21 Kehren, 13,8 Kilometer und knapp 1100 Höhenmeter. Zum 30. Mal werden sich am Donnerstag die Tourprofis hinauf in die Skistation wuchten. 1952 gewann Fausto Coppi das Debüt, seither wurden die Rampen zu einem sagenumwobenen, mystischen Ort der Tour. Der bisherige Besucherrekord stammt aus dem Jahr 2004. Damals gab es hier das bisher einzige Bergzeitfahren. Rund eine Million Menschen säumten die Straße, Lance Armstrong gewann vor Jan Ullrich. Es war ein Rennen in der Hoch-EpoZeit, eine Art Mutantenstadel mit Zeiten unter 40 Minuten für die rund 14 Kilometer. Marco Pantani hastete 1997 sogar in 37:35 Minuten nach oben. Schneller war nie einer – und das dürfte auch 21 Jahre später so sein. Wenn nicht, wäre das ein böses Zeichen. Die Straße ist aber vor allem ein Zuschauermagnet. Unten ist es noch ruhig. Thomas hat sich mit einem Belgier zusammengespannt. Luc hat Erfahrung, rät zur Demut statt zum dicken Gang. Er sollte recht behalten, schon bald passieren die beiden wieder so manchen, der noch vor ein paar Minuten im großen Blatt vorbeigerast ist. Der Berg bricht Angeber gnadenlos. Nach sieben Kehren wird es kurz flacher, aber vor allem lauter. Die Kurve der Holländer. 200 Meter Wahnsinn in orange. Tanzende, grölende Menschen, kaum ein Durchkommen. So müssen sich die Profis fühlen. Es riecht nach Bier – schon am Morgen. Aus fetten Boxen wummern Bässe wie Vorschlaghämmer. Die Flachländer gehören zur Show, weil Holländer acht der insgesamt 29 Ankünfte gewonnen haben. Trotzdem schnell weg, aber die Straße klebt vom Bier und sie wird auch wieder steiler.

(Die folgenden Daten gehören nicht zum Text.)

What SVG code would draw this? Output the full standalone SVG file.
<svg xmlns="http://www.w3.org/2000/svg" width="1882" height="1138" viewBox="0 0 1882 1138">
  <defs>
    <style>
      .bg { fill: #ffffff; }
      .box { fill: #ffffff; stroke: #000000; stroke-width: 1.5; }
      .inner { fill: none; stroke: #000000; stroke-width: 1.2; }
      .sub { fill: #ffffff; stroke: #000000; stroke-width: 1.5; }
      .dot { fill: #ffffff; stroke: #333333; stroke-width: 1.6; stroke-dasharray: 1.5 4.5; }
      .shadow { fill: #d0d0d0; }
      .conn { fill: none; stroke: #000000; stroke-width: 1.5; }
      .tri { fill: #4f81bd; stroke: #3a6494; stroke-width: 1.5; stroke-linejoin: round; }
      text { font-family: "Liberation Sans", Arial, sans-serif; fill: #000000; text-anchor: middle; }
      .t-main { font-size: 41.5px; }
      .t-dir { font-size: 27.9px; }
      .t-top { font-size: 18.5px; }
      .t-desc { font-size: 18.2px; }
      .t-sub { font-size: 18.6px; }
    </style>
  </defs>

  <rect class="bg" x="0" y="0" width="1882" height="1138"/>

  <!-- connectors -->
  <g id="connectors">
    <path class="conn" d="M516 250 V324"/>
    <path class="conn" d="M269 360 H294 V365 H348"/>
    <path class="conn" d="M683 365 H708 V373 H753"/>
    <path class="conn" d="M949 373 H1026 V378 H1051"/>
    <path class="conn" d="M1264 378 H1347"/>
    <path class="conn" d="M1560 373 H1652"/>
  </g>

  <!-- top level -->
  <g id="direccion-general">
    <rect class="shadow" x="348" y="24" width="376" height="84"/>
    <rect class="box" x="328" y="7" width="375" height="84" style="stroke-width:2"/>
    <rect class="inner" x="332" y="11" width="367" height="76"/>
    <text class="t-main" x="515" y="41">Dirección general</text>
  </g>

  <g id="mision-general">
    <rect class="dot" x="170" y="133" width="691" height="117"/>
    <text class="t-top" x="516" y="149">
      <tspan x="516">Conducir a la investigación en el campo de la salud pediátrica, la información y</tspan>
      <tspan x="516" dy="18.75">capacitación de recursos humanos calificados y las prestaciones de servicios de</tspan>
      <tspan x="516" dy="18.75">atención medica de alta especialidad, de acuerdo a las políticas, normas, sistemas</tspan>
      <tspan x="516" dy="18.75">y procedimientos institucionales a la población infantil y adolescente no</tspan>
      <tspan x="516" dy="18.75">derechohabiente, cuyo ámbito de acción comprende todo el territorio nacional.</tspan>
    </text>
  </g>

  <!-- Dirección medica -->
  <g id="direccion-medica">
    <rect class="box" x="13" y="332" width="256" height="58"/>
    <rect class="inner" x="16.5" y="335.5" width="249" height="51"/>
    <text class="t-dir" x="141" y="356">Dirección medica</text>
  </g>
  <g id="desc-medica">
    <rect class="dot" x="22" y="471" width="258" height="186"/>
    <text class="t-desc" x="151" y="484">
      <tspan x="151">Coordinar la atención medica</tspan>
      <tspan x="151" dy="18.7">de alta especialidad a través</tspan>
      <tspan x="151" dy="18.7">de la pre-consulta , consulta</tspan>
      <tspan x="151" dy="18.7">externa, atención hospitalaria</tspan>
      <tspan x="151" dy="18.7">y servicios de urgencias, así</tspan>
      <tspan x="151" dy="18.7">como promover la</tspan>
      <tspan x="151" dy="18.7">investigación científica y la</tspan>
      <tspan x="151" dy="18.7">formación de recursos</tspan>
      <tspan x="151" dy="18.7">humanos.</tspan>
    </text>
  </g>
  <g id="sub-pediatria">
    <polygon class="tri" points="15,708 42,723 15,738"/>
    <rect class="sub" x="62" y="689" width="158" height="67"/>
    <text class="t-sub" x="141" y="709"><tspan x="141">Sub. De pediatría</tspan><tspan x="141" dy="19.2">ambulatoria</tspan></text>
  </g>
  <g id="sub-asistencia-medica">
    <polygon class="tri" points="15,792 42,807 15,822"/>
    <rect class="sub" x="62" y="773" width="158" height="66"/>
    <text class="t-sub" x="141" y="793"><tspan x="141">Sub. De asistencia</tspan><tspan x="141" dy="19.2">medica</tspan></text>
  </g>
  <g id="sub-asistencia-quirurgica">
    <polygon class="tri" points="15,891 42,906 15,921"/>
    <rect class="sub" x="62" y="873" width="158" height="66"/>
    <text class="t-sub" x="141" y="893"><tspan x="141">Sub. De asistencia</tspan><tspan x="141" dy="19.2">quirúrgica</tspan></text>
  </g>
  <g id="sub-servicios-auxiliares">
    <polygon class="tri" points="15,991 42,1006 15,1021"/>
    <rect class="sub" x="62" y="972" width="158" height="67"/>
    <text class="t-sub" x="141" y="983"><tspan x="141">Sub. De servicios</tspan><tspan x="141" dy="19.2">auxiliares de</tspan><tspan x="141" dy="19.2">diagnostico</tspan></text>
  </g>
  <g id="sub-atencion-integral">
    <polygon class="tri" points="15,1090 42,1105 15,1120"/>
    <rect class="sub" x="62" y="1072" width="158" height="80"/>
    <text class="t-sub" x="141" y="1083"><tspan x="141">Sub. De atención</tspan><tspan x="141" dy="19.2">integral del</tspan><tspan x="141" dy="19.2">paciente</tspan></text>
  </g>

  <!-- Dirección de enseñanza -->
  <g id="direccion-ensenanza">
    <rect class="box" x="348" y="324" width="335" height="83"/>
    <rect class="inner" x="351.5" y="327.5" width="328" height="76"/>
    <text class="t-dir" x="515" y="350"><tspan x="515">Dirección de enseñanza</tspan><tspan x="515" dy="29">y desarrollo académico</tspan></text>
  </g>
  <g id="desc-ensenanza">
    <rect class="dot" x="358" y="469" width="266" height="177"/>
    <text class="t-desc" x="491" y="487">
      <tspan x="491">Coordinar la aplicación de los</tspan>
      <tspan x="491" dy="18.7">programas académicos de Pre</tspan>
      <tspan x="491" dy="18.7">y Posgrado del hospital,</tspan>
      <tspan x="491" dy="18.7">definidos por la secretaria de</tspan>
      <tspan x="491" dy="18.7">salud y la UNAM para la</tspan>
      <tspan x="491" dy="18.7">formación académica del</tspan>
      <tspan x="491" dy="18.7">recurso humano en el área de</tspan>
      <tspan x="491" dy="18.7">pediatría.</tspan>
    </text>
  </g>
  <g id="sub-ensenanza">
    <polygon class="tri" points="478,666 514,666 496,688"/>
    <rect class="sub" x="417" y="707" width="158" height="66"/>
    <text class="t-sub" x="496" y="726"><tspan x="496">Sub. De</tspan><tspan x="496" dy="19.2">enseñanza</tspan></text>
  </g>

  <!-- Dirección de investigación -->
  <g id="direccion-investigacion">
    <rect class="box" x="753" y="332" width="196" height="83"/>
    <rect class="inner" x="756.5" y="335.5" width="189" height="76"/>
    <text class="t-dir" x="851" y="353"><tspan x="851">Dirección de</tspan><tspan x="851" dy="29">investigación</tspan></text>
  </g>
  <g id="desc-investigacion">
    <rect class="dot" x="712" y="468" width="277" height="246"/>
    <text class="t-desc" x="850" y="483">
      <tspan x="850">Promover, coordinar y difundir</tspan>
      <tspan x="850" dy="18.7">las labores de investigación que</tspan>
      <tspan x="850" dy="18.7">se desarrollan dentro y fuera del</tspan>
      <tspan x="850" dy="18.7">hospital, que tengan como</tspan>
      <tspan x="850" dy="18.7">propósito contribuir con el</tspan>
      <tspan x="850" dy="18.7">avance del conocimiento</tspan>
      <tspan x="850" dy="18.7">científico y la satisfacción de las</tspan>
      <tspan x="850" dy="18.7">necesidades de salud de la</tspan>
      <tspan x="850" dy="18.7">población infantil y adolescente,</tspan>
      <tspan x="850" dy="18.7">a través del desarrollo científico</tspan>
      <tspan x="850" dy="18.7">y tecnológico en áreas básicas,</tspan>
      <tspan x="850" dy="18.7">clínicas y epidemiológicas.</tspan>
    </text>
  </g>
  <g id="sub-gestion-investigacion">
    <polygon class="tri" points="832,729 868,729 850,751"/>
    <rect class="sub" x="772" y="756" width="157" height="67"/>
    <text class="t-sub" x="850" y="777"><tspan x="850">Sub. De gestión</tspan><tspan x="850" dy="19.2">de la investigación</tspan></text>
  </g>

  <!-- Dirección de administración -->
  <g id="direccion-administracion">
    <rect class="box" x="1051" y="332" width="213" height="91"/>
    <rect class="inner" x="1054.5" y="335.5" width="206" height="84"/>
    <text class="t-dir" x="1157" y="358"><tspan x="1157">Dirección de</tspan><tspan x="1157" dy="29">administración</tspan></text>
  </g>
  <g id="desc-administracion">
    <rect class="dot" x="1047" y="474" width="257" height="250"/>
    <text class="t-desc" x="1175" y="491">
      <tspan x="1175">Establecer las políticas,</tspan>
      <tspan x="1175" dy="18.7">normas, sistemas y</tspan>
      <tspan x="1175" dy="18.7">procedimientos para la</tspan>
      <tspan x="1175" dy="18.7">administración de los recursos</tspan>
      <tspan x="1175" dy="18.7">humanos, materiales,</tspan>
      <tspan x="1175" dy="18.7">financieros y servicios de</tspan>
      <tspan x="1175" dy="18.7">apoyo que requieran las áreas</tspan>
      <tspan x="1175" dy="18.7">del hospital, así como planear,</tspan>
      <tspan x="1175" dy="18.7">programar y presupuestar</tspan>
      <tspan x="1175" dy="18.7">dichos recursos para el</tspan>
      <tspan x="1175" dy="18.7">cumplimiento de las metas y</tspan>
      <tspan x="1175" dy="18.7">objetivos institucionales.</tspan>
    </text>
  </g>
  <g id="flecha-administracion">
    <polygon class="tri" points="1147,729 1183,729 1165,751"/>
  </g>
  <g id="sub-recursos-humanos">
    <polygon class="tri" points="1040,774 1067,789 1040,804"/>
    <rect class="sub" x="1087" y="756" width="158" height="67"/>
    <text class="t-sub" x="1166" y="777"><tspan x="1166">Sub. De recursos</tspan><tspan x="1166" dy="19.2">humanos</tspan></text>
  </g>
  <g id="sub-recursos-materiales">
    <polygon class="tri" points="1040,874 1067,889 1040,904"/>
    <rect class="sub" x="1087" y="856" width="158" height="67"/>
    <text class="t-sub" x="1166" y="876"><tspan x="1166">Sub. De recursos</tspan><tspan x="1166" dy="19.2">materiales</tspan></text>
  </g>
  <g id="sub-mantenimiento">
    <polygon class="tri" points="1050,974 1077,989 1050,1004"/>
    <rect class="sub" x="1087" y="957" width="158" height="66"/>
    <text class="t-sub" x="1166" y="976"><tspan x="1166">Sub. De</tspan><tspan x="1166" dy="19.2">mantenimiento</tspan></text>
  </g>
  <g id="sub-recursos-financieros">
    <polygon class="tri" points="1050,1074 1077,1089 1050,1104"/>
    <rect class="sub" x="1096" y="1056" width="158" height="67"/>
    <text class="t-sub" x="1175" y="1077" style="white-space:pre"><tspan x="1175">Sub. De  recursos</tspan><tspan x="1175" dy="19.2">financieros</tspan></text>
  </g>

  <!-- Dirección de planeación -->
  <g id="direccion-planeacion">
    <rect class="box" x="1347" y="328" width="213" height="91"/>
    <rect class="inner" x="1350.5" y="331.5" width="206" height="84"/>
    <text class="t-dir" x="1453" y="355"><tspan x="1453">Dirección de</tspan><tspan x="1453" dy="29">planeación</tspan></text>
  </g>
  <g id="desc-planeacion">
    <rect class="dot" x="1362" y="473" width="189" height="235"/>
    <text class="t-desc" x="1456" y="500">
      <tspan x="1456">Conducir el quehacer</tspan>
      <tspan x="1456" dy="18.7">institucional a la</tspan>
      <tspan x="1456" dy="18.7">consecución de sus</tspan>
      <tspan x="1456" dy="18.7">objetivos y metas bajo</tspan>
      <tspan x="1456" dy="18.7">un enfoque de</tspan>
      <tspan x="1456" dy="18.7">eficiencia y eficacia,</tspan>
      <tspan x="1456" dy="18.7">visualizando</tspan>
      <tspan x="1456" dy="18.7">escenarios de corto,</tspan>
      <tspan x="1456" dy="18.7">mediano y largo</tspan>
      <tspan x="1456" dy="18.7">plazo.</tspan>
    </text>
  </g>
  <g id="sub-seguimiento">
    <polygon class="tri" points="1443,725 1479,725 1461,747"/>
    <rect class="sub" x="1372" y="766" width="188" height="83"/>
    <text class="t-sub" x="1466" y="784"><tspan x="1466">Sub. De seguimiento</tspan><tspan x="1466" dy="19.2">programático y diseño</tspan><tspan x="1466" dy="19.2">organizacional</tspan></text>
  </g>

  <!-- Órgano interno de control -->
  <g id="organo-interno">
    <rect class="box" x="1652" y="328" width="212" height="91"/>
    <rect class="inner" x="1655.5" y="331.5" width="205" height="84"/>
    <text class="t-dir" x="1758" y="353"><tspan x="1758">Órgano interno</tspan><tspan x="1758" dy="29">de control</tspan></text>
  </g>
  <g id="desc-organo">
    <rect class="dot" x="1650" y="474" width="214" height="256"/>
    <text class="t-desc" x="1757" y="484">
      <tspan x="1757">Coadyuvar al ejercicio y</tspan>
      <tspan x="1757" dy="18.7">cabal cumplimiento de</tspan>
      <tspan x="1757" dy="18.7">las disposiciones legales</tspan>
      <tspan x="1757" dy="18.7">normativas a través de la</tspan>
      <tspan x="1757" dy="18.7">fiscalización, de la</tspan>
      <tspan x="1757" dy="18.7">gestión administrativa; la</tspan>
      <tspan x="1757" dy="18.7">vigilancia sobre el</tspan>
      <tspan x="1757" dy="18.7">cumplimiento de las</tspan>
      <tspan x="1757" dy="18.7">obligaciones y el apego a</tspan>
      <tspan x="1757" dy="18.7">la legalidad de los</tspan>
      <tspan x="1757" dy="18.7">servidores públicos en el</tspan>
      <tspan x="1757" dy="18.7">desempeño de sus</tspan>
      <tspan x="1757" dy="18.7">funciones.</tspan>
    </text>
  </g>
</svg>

Treten, atmen, treten und dann staunen. Nach dem Ort Huez wird der Blick weit, die letzten Kehren schlängeln sich weißgerändert durch die Hochalm bis zur Skistation. Die weißen Tupfen am Straßenrand sind Wohnmobile. Hunderte, viele stehen schon seit Tagen hier. Die besten Plätze in Kehre 14 sind seit einer Woche belegt und jetzt bereits hinter Gittern, die den Zugang zur Strecke blockieren. Viele pinseln Namen auf den Asphalt. Die Straße atmet frische Farbe, der Geruch verbindet sich mit dem Dunst der vielen Grills vor den Wohnmobilen. Noch drei Kehren, dann kann Thomas wieder lächeln. Geschafft, nach gut anderthalb Stunden. „Wie ein Ritt durch die längste Fan-Zone der Welt“, sagt Thomas. Luc schnauft und sagt nichts. Jeder noch ein Bier für 5,50 Euro, dann zurück. Und zum Rennen am heutigen Donnerstag dann noch mal rauf. Soweit man sie lässt.
● Thomas erobert Gelb Geraint Thomas hat nach einer famosen Vorstellung seines Teams Sky das Gelbe Trikot erobert. Der Waliser sicherte sich auf der 11. Etappe den Tagessieg und führt das Klassement nun vor seinem Teamkollegen Chris Froome an. Im Gesamtklassement führt Thomas als neuer Leader.
Der deutsche Radprofi Marcel Kittel muss die Tour dagegen verlassen. Der Thüringer verpasste am Mittwoch bei der Bergankunft in La Rosière als einer von mehreren abgehängten Fahrern das Zeitlimit um mehr als zehn Minuten und scheidet daher aus. Neben Kittel erwischte es auch den ehemaligen Seriensieger Mark Cavendish aus Großbritannien.